Sur le plan thématique, les chapitres offrent tour à tour une présentation détaillée des principales dimensions de changement et de continuité, ainsi que des facteurs d’influence, dans les secteurs étudiés. Alors que les deux premiers secteurs analysés – l’éducation et la santé – abordent davantage les transformations vécues au Québec, les deux chapitres suivants s’inscrivent plus directement dans une dimension comparative. En ce sens, la conclusion de l’ouvrage, présentant les principaux apports des praticiens experts français et québécois au cours du colloque, contribue à renforcer la dimension comparative et enrichit l’information présentée dans les chapitres thématiques.

Dans le secteur de l’éducation, Nancy Brassard présente les principales réformes vécues au Québec, l’influence des courants de pensée français et américains sur la définition des contenus du programme scolaire et finalement la définition d’un modèle pédagogique québécois. Elle rappelle aussi l’importance des accords de collaboration entre le Québec et la France. Dans le secteur de la santé et des services sociaux, Louis Demers et Bruno-Pier Provençal illustrent l’utilité du concept de « dépendance envers un sentier », qui souligne l’influence des décisions passées et des structures en place, afin d’expliquer les résultats observés des réformes mises en oeuvre dans le secteur sociosanitaire au Québec. Pour sa part, Paul-André Comeau approfondit la présentation des principales réformes en France et identifie des « situations et constats » (p. 129) similaires entre la France et le Québec, tout en notant que les deux systèmes présentent leurs propres particularités qui les distinguent dans les réponses données par chacune des administrations publiques.

Dans le chapitre portant sur la décentralisation, Serge Belley et Alexandre Morin identifient des facteurs conjoncturels ayant influencé simultanément les réformes en France et au Québec. Ces facteurs touchent la prise de conscience des acteurs locaux quant aux limites à leur capacité d’action, l’accroissement au niveau international de la compétitivité entre les villes et régions, et l’effet du contexte financier restrictif. Finalement, Stéphane Paquin et Jean-Patrick Brady présentent une analyse comparative nuancée des changements sur les plans économique et social en France, au Canada et au Québec, à partir d’une variété d’indicateurs.

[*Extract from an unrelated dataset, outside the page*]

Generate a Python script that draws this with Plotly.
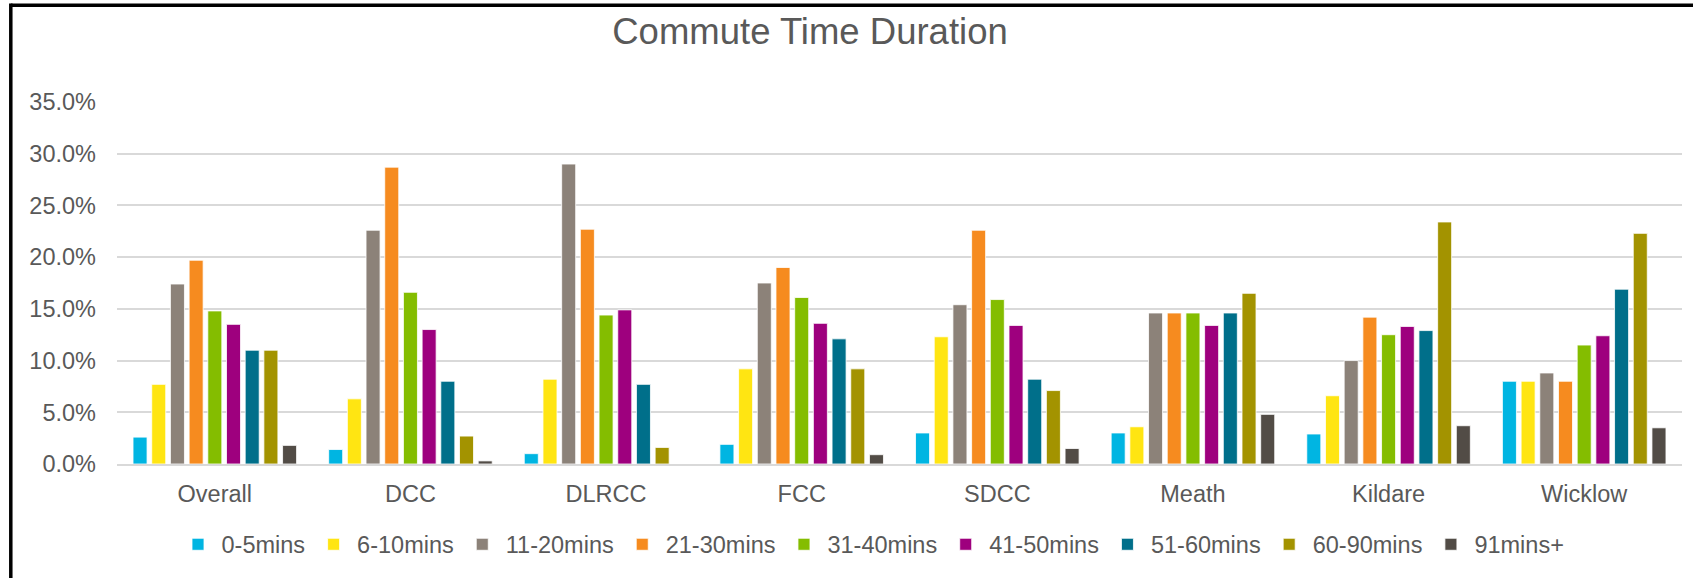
import plotly.graph_objects as go

# Categories and commute-duration bands
areas = ["Overall", "DCC", "DLRCC", "FCC", "SDCC", "Meath", "Kildare", "Wicklow"]
bands = ["0-5mins", "6-10mins", "11-20mins", "21-30mins", "31-40mins",
         "41-50mins", "51-60mins", "60-90mins", "91mins+"]

# Share of commuters (%) per band, one list per area
overall = [2.6, 7.7, 17.4, 19.7, 14.8, 13.5, 11.0, 11.0, 1.8]
dcc = [1.4, 6.3, 22.6, 28.7, 16.6, 13.0, 8.0, 2.7, 0.3]
dlrcc = [1.0, 8.2, 29.0, 22.7, 14.4, 14.9, 7.7, 1.6, 0.0]
fcc = [1.9, 9.2, 17.5, 19.0, 16.1, 13.6, 12.1, 9.2, 0.9]
sdcc = [3.0, 12.3, 15.4, 22.6, 15.9, 13.4, 8.2, 7.1, 1.5]
meath = [3.0, 3.6, 14.6, 14.6, 14.6, 13.4, 14.6, 16.5, 4.8]
kildare = [2.9, 6.6, 10.0, 14.2, 12.5, 13.3, 12.9, 23.4, 3.7]
wicklow = [8.0, 8.0, 8.8, 8.0, 11.5, 12.4, 16.9, 22.3, 3.5]

band_colors = ["#00B5E2", "#FFE512", "#8C8279", "#F68B1F", "#84BD00",
               "#9E007E", "#006F8A", "#A39300", "#524C46"]

rows = [overall, dcc, dlrcc, fcc, sdcc, meath, kildare, wicklow]

W, H = 1693, 578
L, R, T, B = 117, 11, 102, 114
FONT = "Liberation Sans, Arial, sans-serif"
GREY = "#595959"

fig = go.Figure()
for i, band in enumerate(bands):
    fig.add_trace(go.Bar(
        name=band,
        x=areas,
        y=[row[i] / 100 for row in rows],
        marker=dict(color=band_colors[i], line=dict(color="white", width=0.8)),
    ))

pw = W - L - R
ph = H - T - B


def px_x(px):
    return (px - L) / pw


def px_y(py):
    return (H - B - py) / ph


# Chart-area frame (left and top edges)
shapes = [
    dict(type="line", xref="paper", yref="paper",
         x0=px_x(10.8), x1=px_x(W + 5), y0=px_y(5.3), y1=px_y(5.3),
         line=dict(color="black", width=3.5)),
    dict(type="line", xref="paper", yref="paper",
         x0=px_x(10.8), x1=px_x(10.8), y0=px_y(3.5), y1=px_y(H + 5),
         line=dict(color="black", width=3.5)),
]

fig.update_layout(
    width=W, height=H,
    margin=dict(l=L, r=R, t=T, b=B, pad=0),
    paper_bgcolor="white", plot_bgcolor="white",
    barmode="group", bargap=0.14, bargroupgap=0.25,
    font=dict(family=FONT, color=GREY, size=23.5),
    title=dict(text="Commute Time Duration", xref="container", yref="container",
               x=810 / W, xanchor="center", y=1 - 31 / H, yanchor="middle",
               font=dict(family=FONT, size=36.5, color=GREY)),
    xaxis=dict(showgrid=False, showline=True, linecolor="#D9D9D9", linewidth=1.5,
               ticks="", ticklabelstandoff=8,
               tickfont=dict(family=FONT, size=23.5, color=GREY)),
    yaxis=dict(range=[0, 0.35], dtick=0.05, tickformat=".1%",
               showgrid=True, gridcolor="#D9D9D9", gridwidth=1.5,
               zeroline=False, showline=False, ticks="", ticklabelstandoff=20,
               tickfont=dict(family=FONT, size=23.5, color=GREY)),
    legend=dict(orientation="h", x=px_x(872), xanchor="center", y=px_y(544.5), yanchor="middle",
                font=dict(family=FONT, size=23.5, color=GREY),
                itemwidth=37, bgcolor="rgba(0,0,0,0)"),
    shapes=shapes,
)

fig.write_html("out.html")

En somme, l’ouvrage offre un tour d’horizon pertinent des transformations ayant marqué la construction des administrations publiques au Québec et en France dans les secteurs sélectionnés, ainsi que de l’évolution des relations entre le Québec et la France. Il contribue aussi à l’accumulation d’information empirique, actuelle et historique, ainsi qu’à la synthèse de connaissances sur le sujet. Finalement, la lecture de l’ouvrage est agrémentée par l’invitation à consulter en ligne l’ensemble des présentations et discussions du colloque, ainsi que par l’ajout d’une bibliographie indicative.

L’ouvrage invite aussi à réfléchir à la question des transformations de la gestion publique, sous l’angle de ses principaux paradigmes, en particulier l’administration publique traditionnelle, la nouvelle gestion publique et la nouvelle gouvernance publique. Le chapitre 2, portant sur le système sociosanitaire, aborde notamment la question de l’influence des idées associées à la nouvelle gestion publique sur les réformes récentes. Qu’en est-il dans les autres secteurs ? Comment ces influences se comparent-elles dans les secteurs analysés entre le Québec et la France ? Bien que le traitement de ces questions aille au-delà de l’objectif visé par l’ouvrage, les évolutions relatées et les débats soulevés dans les différents chapitres suggèrent implicitement certains éléments de réponse et incitent à continuer à s’intéresser aux apprentissages qu’offrent les observations issues de ces deux contextes politico-administratifs.